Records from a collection
= = = = = = =

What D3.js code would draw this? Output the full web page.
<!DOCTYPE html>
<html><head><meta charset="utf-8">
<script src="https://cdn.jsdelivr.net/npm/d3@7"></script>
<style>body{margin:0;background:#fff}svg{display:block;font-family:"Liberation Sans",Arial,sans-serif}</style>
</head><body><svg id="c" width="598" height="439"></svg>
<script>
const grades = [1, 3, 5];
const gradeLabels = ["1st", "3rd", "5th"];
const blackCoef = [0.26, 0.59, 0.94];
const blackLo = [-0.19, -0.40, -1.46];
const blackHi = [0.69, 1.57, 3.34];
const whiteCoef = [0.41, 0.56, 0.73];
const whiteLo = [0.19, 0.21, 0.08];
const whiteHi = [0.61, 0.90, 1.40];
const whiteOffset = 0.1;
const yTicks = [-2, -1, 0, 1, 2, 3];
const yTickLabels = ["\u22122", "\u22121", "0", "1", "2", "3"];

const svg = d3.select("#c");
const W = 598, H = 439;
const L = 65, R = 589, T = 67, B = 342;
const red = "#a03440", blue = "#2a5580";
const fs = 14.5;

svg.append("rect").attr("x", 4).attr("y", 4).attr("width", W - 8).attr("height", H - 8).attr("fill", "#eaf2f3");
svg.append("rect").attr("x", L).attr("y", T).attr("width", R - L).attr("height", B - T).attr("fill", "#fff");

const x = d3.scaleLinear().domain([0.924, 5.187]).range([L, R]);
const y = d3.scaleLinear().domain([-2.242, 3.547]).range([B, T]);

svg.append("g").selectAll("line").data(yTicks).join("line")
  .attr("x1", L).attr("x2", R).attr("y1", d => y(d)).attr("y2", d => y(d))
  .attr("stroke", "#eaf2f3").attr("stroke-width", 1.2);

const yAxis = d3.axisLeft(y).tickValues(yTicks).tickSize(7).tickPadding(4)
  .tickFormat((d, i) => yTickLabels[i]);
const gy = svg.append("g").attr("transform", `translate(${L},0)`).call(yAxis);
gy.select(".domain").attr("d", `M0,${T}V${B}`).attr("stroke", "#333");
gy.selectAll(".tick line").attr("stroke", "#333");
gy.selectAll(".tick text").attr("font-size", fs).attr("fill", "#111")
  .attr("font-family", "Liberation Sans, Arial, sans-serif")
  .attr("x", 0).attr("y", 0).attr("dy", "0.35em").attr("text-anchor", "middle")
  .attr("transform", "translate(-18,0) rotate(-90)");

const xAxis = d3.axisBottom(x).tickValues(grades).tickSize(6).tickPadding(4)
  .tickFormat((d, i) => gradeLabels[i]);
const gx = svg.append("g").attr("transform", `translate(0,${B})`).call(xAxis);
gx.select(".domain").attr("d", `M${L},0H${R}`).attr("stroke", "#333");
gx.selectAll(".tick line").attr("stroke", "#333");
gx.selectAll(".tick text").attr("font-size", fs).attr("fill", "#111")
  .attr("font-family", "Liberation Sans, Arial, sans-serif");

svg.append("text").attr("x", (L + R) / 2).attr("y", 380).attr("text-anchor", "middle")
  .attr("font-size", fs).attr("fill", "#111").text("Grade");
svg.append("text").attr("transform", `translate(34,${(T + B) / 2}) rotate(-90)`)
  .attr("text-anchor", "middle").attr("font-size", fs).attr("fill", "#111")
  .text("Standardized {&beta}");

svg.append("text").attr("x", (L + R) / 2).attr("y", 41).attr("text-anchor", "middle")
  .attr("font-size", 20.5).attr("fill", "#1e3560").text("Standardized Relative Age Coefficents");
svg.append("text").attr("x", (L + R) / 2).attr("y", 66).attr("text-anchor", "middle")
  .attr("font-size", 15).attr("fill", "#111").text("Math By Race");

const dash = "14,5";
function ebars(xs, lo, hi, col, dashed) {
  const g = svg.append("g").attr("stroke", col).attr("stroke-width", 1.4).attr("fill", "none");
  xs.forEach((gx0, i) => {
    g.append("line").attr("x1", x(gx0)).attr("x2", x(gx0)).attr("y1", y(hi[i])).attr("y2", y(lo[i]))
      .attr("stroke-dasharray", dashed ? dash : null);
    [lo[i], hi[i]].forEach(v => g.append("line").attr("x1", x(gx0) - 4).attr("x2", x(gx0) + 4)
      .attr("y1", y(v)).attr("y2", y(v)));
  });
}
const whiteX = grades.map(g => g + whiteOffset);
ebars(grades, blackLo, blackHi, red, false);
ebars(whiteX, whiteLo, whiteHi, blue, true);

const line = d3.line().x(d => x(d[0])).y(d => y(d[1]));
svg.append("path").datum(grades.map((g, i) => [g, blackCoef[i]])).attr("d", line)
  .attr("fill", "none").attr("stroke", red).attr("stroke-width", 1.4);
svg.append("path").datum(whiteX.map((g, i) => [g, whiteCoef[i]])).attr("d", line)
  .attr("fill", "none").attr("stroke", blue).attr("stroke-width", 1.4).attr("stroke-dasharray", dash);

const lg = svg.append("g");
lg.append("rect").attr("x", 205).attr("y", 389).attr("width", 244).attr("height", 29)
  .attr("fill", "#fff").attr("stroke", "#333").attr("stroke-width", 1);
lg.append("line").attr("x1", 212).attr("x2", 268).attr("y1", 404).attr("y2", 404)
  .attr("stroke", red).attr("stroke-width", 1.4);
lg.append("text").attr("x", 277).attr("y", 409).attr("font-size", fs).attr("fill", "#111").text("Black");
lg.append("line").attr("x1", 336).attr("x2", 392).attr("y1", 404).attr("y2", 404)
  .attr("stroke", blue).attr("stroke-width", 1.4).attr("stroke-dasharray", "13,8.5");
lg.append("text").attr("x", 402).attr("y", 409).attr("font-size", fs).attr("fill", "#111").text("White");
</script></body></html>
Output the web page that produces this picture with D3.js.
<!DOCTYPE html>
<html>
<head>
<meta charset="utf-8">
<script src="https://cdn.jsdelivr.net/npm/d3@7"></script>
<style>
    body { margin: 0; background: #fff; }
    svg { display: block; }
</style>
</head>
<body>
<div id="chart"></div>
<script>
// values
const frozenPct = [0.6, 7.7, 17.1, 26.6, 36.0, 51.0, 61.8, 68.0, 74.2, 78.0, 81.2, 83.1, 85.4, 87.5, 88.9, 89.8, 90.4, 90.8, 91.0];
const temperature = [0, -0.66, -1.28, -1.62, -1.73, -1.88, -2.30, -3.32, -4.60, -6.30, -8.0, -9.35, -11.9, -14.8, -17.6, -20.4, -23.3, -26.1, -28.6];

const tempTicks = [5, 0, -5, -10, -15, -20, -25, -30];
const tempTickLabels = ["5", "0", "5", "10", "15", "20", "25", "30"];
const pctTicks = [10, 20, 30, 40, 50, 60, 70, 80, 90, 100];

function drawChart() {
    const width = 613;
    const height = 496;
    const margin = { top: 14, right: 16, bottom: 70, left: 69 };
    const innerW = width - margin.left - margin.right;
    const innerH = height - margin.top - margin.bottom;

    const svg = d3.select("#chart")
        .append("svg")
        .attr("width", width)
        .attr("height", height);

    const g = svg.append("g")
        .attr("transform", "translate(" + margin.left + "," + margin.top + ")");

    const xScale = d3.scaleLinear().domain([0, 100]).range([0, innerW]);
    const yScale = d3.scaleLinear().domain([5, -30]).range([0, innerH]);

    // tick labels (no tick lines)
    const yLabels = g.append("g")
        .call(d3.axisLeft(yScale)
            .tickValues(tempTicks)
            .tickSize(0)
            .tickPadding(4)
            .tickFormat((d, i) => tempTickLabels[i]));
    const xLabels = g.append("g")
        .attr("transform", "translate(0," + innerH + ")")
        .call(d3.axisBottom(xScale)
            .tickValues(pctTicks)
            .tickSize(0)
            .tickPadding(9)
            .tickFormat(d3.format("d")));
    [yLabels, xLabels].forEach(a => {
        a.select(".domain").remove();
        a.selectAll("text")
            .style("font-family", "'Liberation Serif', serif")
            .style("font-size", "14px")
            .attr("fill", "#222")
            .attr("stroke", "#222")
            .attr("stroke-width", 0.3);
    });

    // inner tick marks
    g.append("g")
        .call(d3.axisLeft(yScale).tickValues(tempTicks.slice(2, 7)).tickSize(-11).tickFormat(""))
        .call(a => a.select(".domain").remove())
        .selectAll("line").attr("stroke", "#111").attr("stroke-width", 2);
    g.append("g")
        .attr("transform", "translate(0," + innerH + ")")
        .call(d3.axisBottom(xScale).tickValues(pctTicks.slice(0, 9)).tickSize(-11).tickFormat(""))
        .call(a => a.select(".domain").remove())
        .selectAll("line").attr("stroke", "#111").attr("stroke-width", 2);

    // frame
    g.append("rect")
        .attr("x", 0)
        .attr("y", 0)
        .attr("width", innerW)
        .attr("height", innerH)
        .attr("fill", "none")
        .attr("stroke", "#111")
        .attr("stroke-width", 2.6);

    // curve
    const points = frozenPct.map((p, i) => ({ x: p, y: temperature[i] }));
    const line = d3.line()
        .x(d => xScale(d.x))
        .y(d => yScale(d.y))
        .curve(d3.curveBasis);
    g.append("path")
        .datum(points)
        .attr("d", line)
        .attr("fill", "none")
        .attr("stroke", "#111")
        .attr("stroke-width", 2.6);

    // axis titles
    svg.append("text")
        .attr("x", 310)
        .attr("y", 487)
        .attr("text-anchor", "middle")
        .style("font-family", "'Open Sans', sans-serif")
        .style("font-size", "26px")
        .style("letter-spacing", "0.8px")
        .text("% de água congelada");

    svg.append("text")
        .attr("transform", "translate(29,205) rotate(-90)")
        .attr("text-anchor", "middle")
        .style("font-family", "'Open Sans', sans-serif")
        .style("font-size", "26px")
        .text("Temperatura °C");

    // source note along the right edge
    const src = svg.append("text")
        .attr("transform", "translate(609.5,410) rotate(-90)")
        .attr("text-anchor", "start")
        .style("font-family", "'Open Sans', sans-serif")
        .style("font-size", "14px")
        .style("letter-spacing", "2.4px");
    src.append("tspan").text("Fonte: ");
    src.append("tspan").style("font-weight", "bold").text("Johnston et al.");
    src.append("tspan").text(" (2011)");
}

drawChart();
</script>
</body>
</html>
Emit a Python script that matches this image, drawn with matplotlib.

= = = = = = =

### Task to carry out
What is the number of lines containing "with"? Give that number only.

### Exercise result
2